Low-temperature superplasticity of ultrafine-grained near β titanium alloy

Studies of the low-temperature superplasticity (SP) of ultrafine-grained (UFG) near β alloy Ti-5Al-5V-5Mo-1Cr-1Fe at a temperature of 823 K (∼0.42 T m ) in the range of strain rates (2.0–6.9)·10 −3 s −1 have been carried out. It is shown that for an UFG alloy with an average grain size of d ∼ 0.17 µm, obtained by the method of multi-axial pressing, the value of the relative elongation to failure exceeds 950% at a strain rate of 2·10 −3 s −1 . Annealing of the UFG alloy at a temperature of 873 K for 1 h does not cause a noticeable increase in the average grain size ( d ∼ 0.23 µm), but leads to the transition of a part of grain boundaries to a more equilibrium state and a decrease in elongation to failure by more than 3 times in the range of strain rates.
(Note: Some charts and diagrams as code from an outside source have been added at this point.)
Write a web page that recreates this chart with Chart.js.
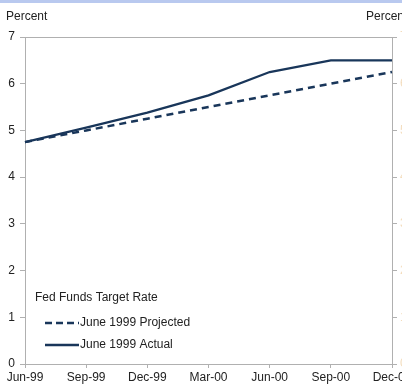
<!DOCTYPE html>
<html>
<head>
<meta charset="utf-8">
<script src="https://cdn.jsdelivr.net/npm/chart.js@4/dist/chart.umd.min.js"></script>
<style>
  html, body { margin: 0; padding: 0; background: #fff; }
  #wrap { position: relative; width: 402px; height: 386px; overflow: hidden; }
  #band { position: absolute; left: 0; top: 0; width: 402px; height: 3px; background: #b9c9ef; }
  canvas { display: block; }
</style>
</head>
<body>
<div id="wrap">
  <canvas id="c" width="402" height="386"></canvas>
  <div id="band"></div>
</div>
<script>
// Quarterly dates on the horizontal axis
const quarters = ['Jun-99', 'Sep-99', 'Dec-99', 'Mar-00', 'Jun-00', 'Sep-00', 'Dec-00'];
// Fed funds target rate, percent
const projected = [4.75, 5.00, 5.25, 5.50, 5.75, 6.00, 6.25];
const actual    = [4.75, 5.06, 5.38, 5.75, 6.25, 6.50, 6.50];
// Vertical axis ticks
const yTicks = [0, 1, 2, 3, 4, 5, 6, 7];

const seriesNames = ['June 1999 Projected', 'June 1999 Actual'];
const legendTitle = 'Fed Funds Target Rate';
const axisTitle = 'Percent';

const NAVY = '#19365a';
const AXIS = '#b0b0b0';
const FONT = '"Liberation Sans", Arial, sans-serif';

const decorations = {
  id: 'decorations',
  afterDraw(chart) {
    const ctx = chart.ctx;
    const a = chart.chartArea;
    ctx.save();
    // frame across the top of the plot
    ctx.strokeStyle = AXIS;
    ctx.lineWidth = 1;
    ctx.beginPath();
    ctx.moveTo(a.left, a.top + 0.5);
    ctx.lineTo(a.right, a.top + 0.5);
    ctx.stroke();

    // axis titles
    ctx.fillStyle = '#222';
    ctx.font = '12px ' + FONT;
    ctx.textBaseline = 'middle';
    ctx.textAlign = 'left';
    ctx.fillText(axisTitle, 6, 17);
    ctx.fillText(axisTitle, 366, 17);

    // legend inside the plot
    ctx.fillText(legendTitle, 35, 298);
    const items = [
      { y: 323, dash: [7, 4] },
      { y: 345, dash: [] }
    ];
    items.forEach((it, i) => {
      ctx.strokeStyle = NAVY;
      ctx.lineWidth = 2.5;
      ctx.setLineDash(it.dash);
      ctx.beginPath();
      ctx.moveTo(45, it.y);
      ctx.lineTo(79, it.y);
      ctx.stroke();
      ctx.setLineDash([]);
      ctx.fillStyle = '#222';
      ctx.fillText(seriesNames[i], 80, it.y);
    });
    ctx.restore();
  }
};

new Chart(document.getElementById('c'), {
  type: 'line',
  data: {
    labels: quarters,
    datasets: [
      {
        label: seriesNames[0],
        data: projected,
        borderColor: NAVY,
        borderWidth: 2.5,
        borderDash: [7, 5],
        pointRadius: 0,
        tension: 0,
        yAxisID: 'y'
      },
      {
        label: seriesNames[1],
        data: actual,
        borderColor: NAVY,
        borderWidth: 2.3,
        pointRadius: 0,
        tension: 0,
        yAxisID: 'y'
      }
    ]
  },
  options: {
    responsive: false,
    animation: false,
    layout: { padding: { top: 37, left: 0, right: 0, bottom: 0 } },
    plugins: { legend: { display: false }, tooltip: { enabled: false } },
    scales: {
      x: {
        type: 'category',
        offset: false,
        grid: { drawOnChartArea: false, color: AXIS, tickLength: 4 },
        border: { color: AXIS },
        ticks: { color: '#222', font: { family: FONT, size: 12 }, padding: 2, maxRotation: 0, autoSkip: false },
        afterFit(s) { s.height = 22; s.paddingLeft = 0; s.paddingRight = 0; }
      },
      y: {
        position: 'left',
        min: 0,
        max: 7,
        afterBuildTicks(s) { s.ticks = yTicks.map(v => ({ value: v })); },
        grid: { drawOnChartArea: false, color: AXIS, tickLength: 5 },
        border: { color: AXIS },
        ticks: { color: '#222', font: { family: FONT, size: 12 }, padding: 5 },
        afterFit(s) { s.width = 25; s.paddingTop = 0; s.paddingBottom = 0; }
      },
      y2: {
        position: 'right',
        min: 0,
        max: 7,
        afterBuildTicks(s) { s.ticks = yTicks.map(v => ({ value: v })); },
        grid: { drawOnChartArea: false, color: AXIS, tickLength: 5 },
        border: { color: AXIS },
        ticks: { color: '#f3dcbc', font: { family: FONT, size: 12 }, padding: 3 },
        afterFit(s) { s.width = 10; s.paddingTop = 0; s.paddingBottom = 0; }
      }
    }
  },
  plugins: [decorations]
});
</script>
</body>
</html>
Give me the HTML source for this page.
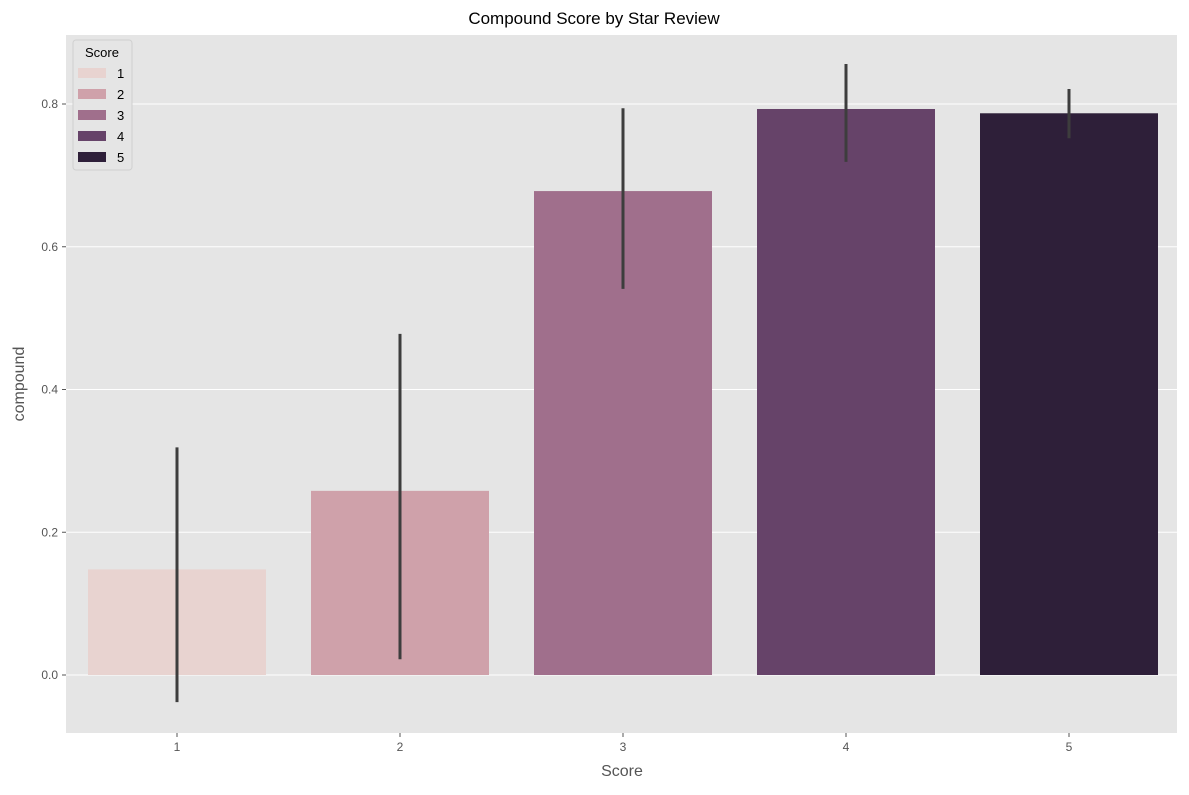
<!DOCTYPE html>
<html><head><meta charset="utf-8"><style>
body{margin:0;background:#fff;font-family:"Liberation Sans",sans-serif}
</style></head><body>
<svg id="chart" width="1189" height="790" xmlns="http://www.w3.org/2000/svg">
<rect x="66" y="35" width="1111" height="698" fill="#e5e5e5"/>
<g id="grid"></g><g id="bars"></g><g id="errs"></g><g id="axes"></g>
<text x="594" y="24" text-anchor="middle" font-size="17" fill="#000">Compound Score by Star Review</text>
<text x="622" y="776" text-anchor="middle" font-size="16" fill="#555">Score</text>
<text transform="translate(24,384) rotate(-90)" text-anchor="middle" font-size="16" fill="#555">compound</text>
<g id="legend">
<rect x="73" y="40" width="59" height="130" rx="3" fill="#e5e5e5" stroke="#d0d0d0"/>
<text x="102" y="57" text-anchor="middle" font-size="13" fill="#000">Score</text>
</g>
</svg>
<script>
const categories=["1","2","3","4","5"];
const means=[0.148,0.258,0.678,0.793,0.787];
const ciLow=[-0.038,0.022,0.541,0.719,0.752];
const ciHigh=[0.319,0.478,0.794,0.856,0.821];
const colors=["#e8d3d0","#cfa1aa","#a06f8c","#664369","#2e1f39"];
const yTicks=[0,0.2,0.4,0.6,0.8];
const yTickLabels=["0.0","0.2","0.4","0.6","0.8"];
const NS="http://www.w3.org/2000/svg";
const y=v=>675-v*713.75;
const xc=i=>177+i*223;
const bw=178;
function mk(t,a,p){const e=document.createElementNS(NS,t);for(const k in a)e.setAttribute(k,a[k]);document.getElementById(p).appendChild(e);return e;}
yTicks.forEach((v,i)=>{
 const g=mk('line',{x1:66,x2:1177,y1:y(v),y2:y(v),stroke:'#fff','stroke-width':1},'grid');
 
 
 const tk=mk('line',{x1:62,x2:66,y1:y(v),y2:y(v),stroke:'#555'},'axes');
 
 
 const t=mk('text',{x:58,y:y(v)+4,'text-anchor':'end','font-size':12,fill:'#555'},'axes');
 t.textContent=yTickLabels[i];
 
 
});
categories.forEach((c,i)=>{
 const top=Math.min(y(means[i]),y(0)),h=Math.abs(y(means[i])-y(0));
 const r=mk('rect',{x:xc(i)-bw/2,y:top,width:bw,height:h,fill:colors[i]},'bars');
 
 
 const l=mk('line',{x1:xc(i),x2:xc(i),y1:y(ciLow[i]),y2:y(ciHigh[i]),stroke:'#3d3d3d','stroke-width':3},'errs');
 
 
 const tk=mk('line',{x1:xc(i),x2:xc(i),y1:733,y2:737,stroke:'#555'},'axes');
 
 
 const t=mk('text',{x:xc(i),y:751,'text-anchor':'middle','font-size':12,fill:'#555'},'axes');
 t.textContent=c;
 
 
 const ls=mk('rect',{x:78,y:68+i*21,width:28,height:10,fill:colors[i]},'legend');
 
 
 const lt=mk('text',{x:117,y:78+i*21,'font-size':13,fill:'#000'},'legend');
 lt.textContent=c;
 
 
});
</script>
</body></html>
The study of the evolution of the microstructure under tension at a rate of 2·10 −3 s −1 showed that in both states of the alloy up to an elongation of 150%, the average size of the elements of the grain-subgrain structure practically does not change, which is due, among other things, to the appearance of new grains less than 100 nm in size during the SP deformation. It is shown that the significantly lower elongation to failure of the UFG Ti-5Al-5V-5Mo-1Cr-1Fe alloy subjected to annealing may be due to the hindered accommodation of grain boundary sliding during the SP deformation by intragranular dislocation slip because of the transition of individual grain boundaries to an equilibrium state. The preservation of the UFG structure of the alloy with high strength characteristics under conditions of low-temperature superplasticity creates good prerequisites for obtaining high-strength products of complex shape in the regime of SP forming. • UFG near β titanium alloy demonstrates elongation above 950% at a strain rate 2·10 −3 s −1 . • Low elongation of annealed UFG alloy is caused by hindering grain boundary sliding. • UFG structure with high strength is retains in alloy after low-temperature superplasticity.